Sadiq was accused of increasing the Unaccounted-for-Gas (UFG) ceiling for gas distribution companies from 5% to 7%, which burdened consumers with an extra Rs44 billion over three years and increased revenues of the utilities.
Though after one month, the ceiling was reversed to 5%, but the utilities got a stay order from courts. Later, Ogra succeeded in getting the stay order vacated and set UFG benchmark at 4.5% for 2013-14.
However, the situation is not different under the present government as people are being hired on political grounds with the support of business lobbies.
Amir Naseem, an employee of Sui Northern Gas Pipelines Limited (SNGPL), has been inducted into Ogra as member gas in violation of rules. Under the rules, he could not be hired for two associated posts because of clash of interest.
Insiders say he has the backing of a business tycoon, who is a major shareholder in the gas utility. After taking charge, he has changed Ogra’s stance and started promoting the interest of gas utilities in marked contrast to the authority’s role which is to protect the interest of consumers.
He has sought policy guidelines from the Ministry of Petroleum on passing the burden of higher system losses on to consumers.
The former Ogra chairman was also facing the same charge of burdening consumers with higher system losses. When approached for comments, the member gas refused to say anything over the matter.
Investments at stake
A senior government official commented that such illegal appointments would further strengthen certain lobbies and put consumers at a disadvantage in the face of an ineffective and inefficient regulator.
The violation of hiring rules will also put investments in the oil and gas sector in jeopardy. Many countries have already been pressing the government to come up with an improved regulatory framework to woo investors and safeguard the interest of consumers.
The United States and multilateral donors also suggest that Pakistan should grant autonomy to the oil and gas industry regulator and avoid political interference.
Earlier, the involvement of politics in regulatory affairs had led to a loss of millions of dollars in investment. The wellhead gas price notified by Ogra for Dewan Petroleum was challenged by the Ministry of Petroleum in the Supreme Court.

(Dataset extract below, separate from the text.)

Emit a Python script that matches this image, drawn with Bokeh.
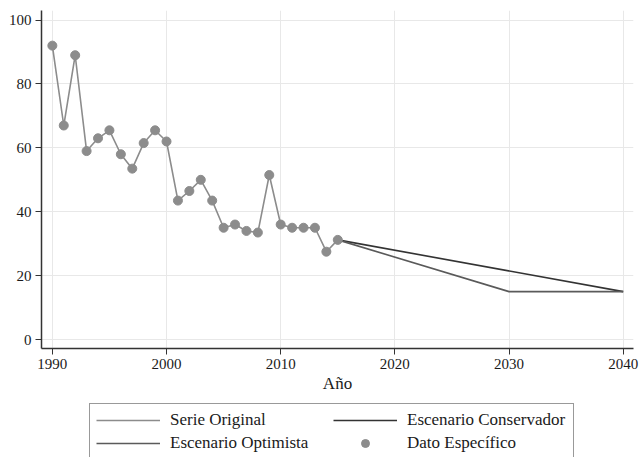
from bokeh.plotting import figure
from bokeh.layouts import column
from bokeh.models import Legend, LegendItem, FixedTicker, Range1d
from bokeh.embed import file_html
from bokeh.resources import INLINE

years = [1990, 1991, 1992, 1993, 1994, 1995, 1996, 1997, 1998, 1999, 2000,
         2001, 2002, 2003, 2004, 2005, 2006, 2007, 2008, 2009, 2010,
         2011, 2012, 2013, 2014, 2015]
values = [92, 67, 89, 59, 63, 65.5, 58, 53.5, 61.5, 65.5, 62,
          43.5, 46.5, 50, 43.5, 35, 36, 34, 33.5, 51.5, 36,
          35, 35, 35, 27.5, 31.2]
cons_years = [2015, 2040]
cons_values = [31.2, 15]
opt_years = [2015, 2030, 2040]
opt_values = [31.2, 15, 15]
x_ticks = [1990, 2000, 2010, 2020, 2030, 2040]
y_ticks = [0, 20, 40, 60, 80, 100]

FONT = "Liberation Serif"
W = 642
H_MAIN = 396
H_LEG = 61

p = figure(width=W, height=H_MAIN, output_backend="svg", toolbar_location=None,
           x_range=Range1d(1989.05, 2040.9), y_range=Range1d(-2.8, 103),
           min_border_left=41, min_border_right=W - 633, min_border_top=10,
           min_border_bottom=H_MAIN - 348)
p.outline_line_color = None

l_orig = p.line(years, values, line_color="#8c8c8c", line_width=1.6)
l_cons = p.line(cons_years, cons_values, line_color="#333333", line_width=1.6)
l_opt = p.line(opt_years, opt_values, line_color="#5a5a5a", line_width=1.6)
pts = p.scatter(years, values, size=9, fill_color="#8c8c8c", line_color="#8c8c8c")

for ax in (p.xaxis[0], p.yaxis[0]):
    ax.major_label_text_font = FONT
    ax.major_label_text_font_size = "15px"
    ax.major_label_text_color = "#1a1a1a"
    ax.axis_line_color = "#333333"
    ax.axis_line_width = 1.5
    ax.major_tick_line_color = "#333333"
    ax.major_tick_out = 6
    ax.major_tick_in = 0
    ax.minor_tick_line_color = None
    ax.axis_label_text_font = FONT

p.xaxis.ticker = FixedTicker(ticks=x_ticks)
p.yaxis.ticker = FixedTicker(ticks=y_ticks)
p.yaxis.major_label_orientation = "horizontal"
p.xaxis.axis_label = "Año"
p.xaxis.axis_label_text_font_size = "17px"
p.xaxis.axis_label_text_font_style = "normal"
p.xaxis.axis_label_text_color = "#1a1a1a"
p.xaxis.axis_label_standoff = 2
p.xaxis.major_label_standoff = 4
p.yaxis.major_label_standoff = 4

p.xgrid.grid_line_color = "#e8e8e8"
p.ygrid.grid_line_color = "#e8e8e8"

# legend-only figure below the chart (its frame is aligned with the chart's frame)
lf = figure(width=W, height=H_LEG, output_backend="svg", toolbar_location=None,
            x_range=Range1d(0, 1), y_range=Range1d(0, 1),
            min_border=0)
lf.axis.visible = False
lf.grid.visible = False
lf.outline_line_color = None
g_orig = lf.line([5, 6], [5, 6], line_color="#8c8c8c", line_width=1.6)
g_opt = lf.line([5, 6], [5, 6], line_color="#5a5a5a", line_width=1.6)
g_cons = lf.line([5, 6], [5, 6], line_color="#333333", line_width=1.6)
g_pts = lf.scatter([5], [5], size=7, fill_color="#8c8c8c", line_color="#8c8c8c")

legend = Legend(items=[
    LegendItem(label="Serie Original", renderers=[g_orig]),
    LegendItem(label="Escenario Optimista", renderers=[g_opt]),
    LegendItem(label="Escenario Conservador", renderers=[g_cons]),
    LegendItem(label="Dato Específico", renderers=[g_pts]),
], ncols=2, location=(48, -3))
legend.label_text_font = FONT
legend.label_text_font_size = "17px"
legend.label_text_color = "#1a1a1a"
legend.border_line_color = "#333333"
legend.border_line_width = 1.2
legend.glyph_width = 64
legend.glyph_height = 20
legend.label_standoff = 10
legend.label_width = 160
legend.label_height = 20
legend.spacing = 3
legend.padding = 6
legend.margin = 0
lf.add_layout(legend, "center")

open("out.html", "w").write(file_html(column(p, lf, spacing=0), INLINE))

The National Accountability Bureau (NAB) also took up the issue of increase in the price by $1 per million British thermal units (mmbtu). This prompted the company to stop making more investment.
In another instance, the Economic Coordination Committee (ECC) recently increased the wellhead price of Sara and Suri fields from $1.8 to $4.2 per mmbtu, causing a loss of billions of rupees on account of Gas Development Surcharge (GDS) to provinces, but the investigators were keeping mum.
According to an energy expert, the regulator is unable to work properly after interference in its affairs and will start supporting the lobbies that are expected to buy shares in gas companies under the privatisation programme.
In this poor regulatory regime, the government may find it hard to sell shares in state companies to the private sector.
“A study should be undertaken to improve the regulatory mechanism in order to shield the interest of consumers,” the expert suggested and said different gas prices were prevailing in the country, underscoring the need for changes to pricing policies before privatising energy companies.
The government should split the transmission and distribution system of gas companies and create small distribution firms. It should have control over the transmission system and the distribution role should be handed over to private companies to control and reduce losses.
As the country is pushing ahead with gas import projects such as liquefied natural gas (LNG) import, it should have control over the transmission system considering it a strategic asset.
Owing to the weak regulator, oil marketing companies (OMCs) have also been minting millions of rupees in the shape of inland freight equalisation margin (IFEM). Powerful lobbies back officials of the oil department in Ogra and in some cases OMCs have made billions on account of IFEM with the cooperation of Ogra officials. This was also the outcome of appointments made in the regulator on the basis of favouritism and political considerations.
Published in The Express Tribune, June 30th, 2014.